Störend finde ich in vielen Teilen von Südost-Asien, den grosszügigen, ja verschwenderischen Umgang mit Nahrungsmitteln. Wenn bei einer Einladung nicht mindestens fünfzig Prozent der angebotenen Delikatessen fortgeschmissen werden, gelten Gastgeber als Geizhälse.
An Dorffesten in Nordthailand verschlangen am Ende die Hunde überzählige Brathähnchen. Was die vollgefressenen Köter kotzten, kauten und verdauten die Ratten. Sie legten an Gewicht und Trägheit zu und wurden Opfer hungriger Schlangen.

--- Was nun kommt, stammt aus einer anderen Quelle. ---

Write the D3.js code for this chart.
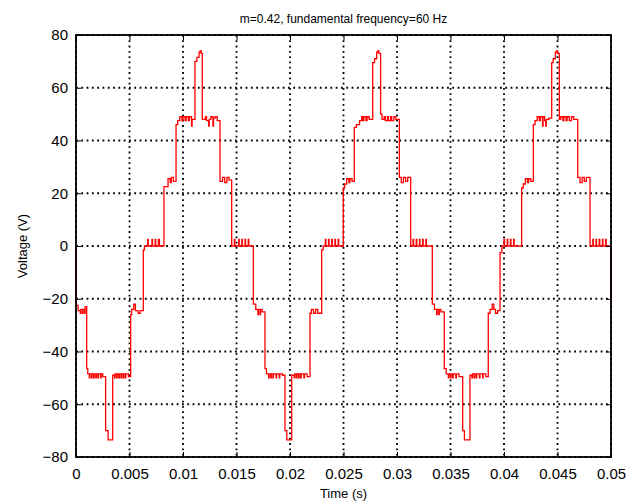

Weil ein Schlänglein, vielleicht litt es an Sehschwäche, eines von Kleptomanewitschs Hündchen verschluckte und darauf einen Verdauungsschlaf benötigte, fing der Tierfreund die schnarchende Schlange mit Hund im Schlund. Herr Kleptomanewitsch beabsichtigte, den gefüllten Lindwurm in einem Kochtopf zu verarbeiten. Europäer essen bekanntlich gefüllte Gänse.
Sogar Familien mit finanziellen Problemen werfen täglich Lebensmittel weg. Entspricht dieses Verhalten traditionellen Überlieferungen oder können Köchinnen und Köche schlicht nicht rechnen? Letzte Woche widmeten sich die Medien Malaysias dem Problem. Es wurde berechnet, dass täglich achttausend Tonnen, das sind acht Millionen Kilogramm, Lebensmittel weggeschmissen werden. An Fest-und Feiertagen steigt die Menge auf zehn Millionen Tonnen. Aber noch lange nicht alle in Malaysia leben im Überfluss.
Achttausend Tonnen Lebensmittel könnten sechs Millionen Menschen ernähren. Auf dieser Welt darben über eine Milliarde Leute und leiden an Hunger und Unterernährung.
Wir alle, Einzelpersonen, Familien, Kantinen, Restaurants und Hotels beteiligen uns an diesem Unsinn. Überflüssige Nahrungsmittel werden gedankenlos in Kehrichtsäcken oder im Klo entsorgt. Abfuhr und Deponierung des Materials verschlingen noch einmal hunderte Millionen Ringgit pro Jahr.
Fettleibigkeit, Übergewicht und damit verbundene Gesundheitsprobleme sind weit verbreitet. Sogar Schulkinder sind betroffen.
Eigentlich wären Buffets zur Selbstversorgung ideale Speiseangebote, sofern der Verstand mitmacht. Jeder sollte in der Lage sein, Hunger und Fassungsvermögen abzuschätzen und sich entsprechend bedienen. Aber da wird sinnbefreit und gedankenlos Futter angeschleppt, das niemand verzehren will oder kann.
Das Frühstück ist im Zimmerpreis inbegriffen! Oh ja, ich beglich es mit meinen, im Schweisse meines Angesichts, schwer erarbeiteten Scheinchen.
Die hübschen Kleinen lernen die Verschwendung spielend schnell, denn sie spielen mit dem Essen. Mama würde den verschleierten Mund nie aufmachen und erklären:
„Klein-Ali, der grimmig dreinblickende Farang findet es nicht reizvoll, wenn du deine, mit gelbem Rührei, roter Konfitüre und grünem Kaugummi verzierten Patschhändchen, an seiner Hose abwischst.“
Durch Kleidung, Kreuze und Turbane geben Zeitgenossen sämtlicher Geschlechtsorientierungen zu erkennen, dass sie gläubig sind und höhere Wesen bedingungslos verehren. In Thailand könnten es mittlerweile Generäle sein. Glaube, gepaart mit Unvernunft, zeigt absolute Respektlosigkeit gegenüber jenen höheren Wesen, die wir verehren, der Schöpfung und den Mitmenschen. (1)
Mir schlug dieses arrogante Fressgebaren zahlreicher Statisten kurz nach Sonnenaufgang auf den überempfindlichen Magen. Fortan verzichtete ich auf das grandiose Frühstückstheater im Hotel. Im Grunde weiss ich, dieses Opfer bringt, ausser dass Ali nun mit verkleisterten Händen frei herum läuft, schlussendlich nichts.
(1) ‚Doktor Murkes gesammeltes Schweigen‘ ist der Titel einer Kurzgeschichte von Heinrich Böll.
(1) http://de.wikipedia.org/wiki/Doktor_Murkes_gesammeltes_Schweigen
(1) http://www.youtube.com/watch?v=-JQ6NzeMsGU
Interessant! Erschütternd! Danke – LG Ulrike
Von Murkes Schweigen gibt es eine „des höheren-Wesen-das wir verehren“-lich komische Verfilmung mit Dieter Hildebrandt. Dem höheren Wesen, das wir verehren sei Dank.